Sort of sounds like the same list you might have had the first day of kindergarten. Or middle school. Or high school. And the good news is whatever you told them (or did not tell them) worked. They got through kindergarten and middle school and even graduated high school. So you do have a clue about what to talk about before college. Actually a whole lot of clues.
You can tell them that what worked then will work now. The friends they chose who were loyal and good are the same types of friends they should choose in the future. The friends who turned out bad are the types to avoid. The study habits that worked should be emulated. The ones that didn't work still won't work. The loves that blossomed mysteriously will be missed. The ones that may blossom will be just as mysterious. That will all happen again.
There were classmates throughout school that didn't make it. They got lost socially, educationally -- sometimes they got lost tragically. That will happen again.
And your parenting was up and down. Some days (months, years) you were great and you knew it. Sometimes you were terrible (and you knew it). Many times you just didn't know the answers and maybe found it was best to tell your children just exactly that. That will happen again too.

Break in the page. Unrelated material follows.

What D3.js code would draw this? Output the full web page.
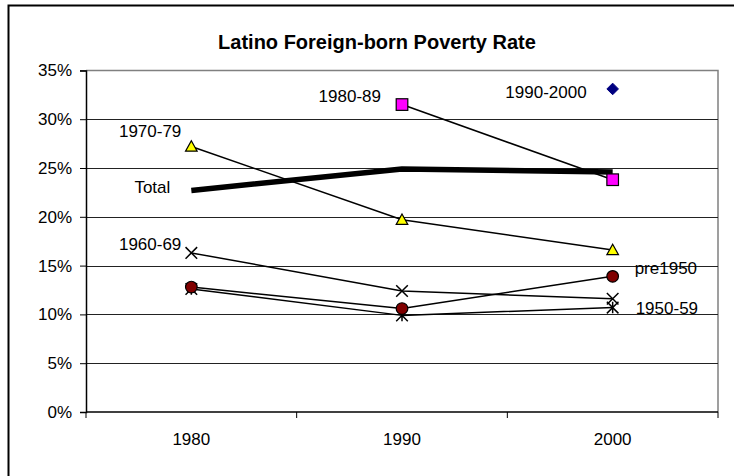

Your college student needs to know who to talk to at college about: safety, courses, teachers, dining hours and where to do laundry for starters. They need to know what to do if trouble happens and how to avoid it -- campus counseling services (emotional as well as academic) are great resources. They need to know how to start managing money and dirty laundry for themselves. They need to keep learning about how to manage life.
But most of all they need to know they can and should talk to you. Let them know that when something is troubling them or something really serious goes wrong they can never go wrong by talking to you. Sure, there may be additional people and resources to utilize and friendly ears are always helpful. But make sure your student knows that you should be the first to know -- not the last.
Tell them never to avoid or delay telling you things out of fear. Delay never helps anyone. Make yourself accountable by promising out loud or in writing that you will always seek to listen, understand and advise first and get upset or angry last. Make sure you tell them (again) that you'll have their back. You always have. You always will.
So the talk to have with your children leaving for college should be about talking to you. And the one thing you need to tell them before they leave for the first time and every time is that they can always talk to you.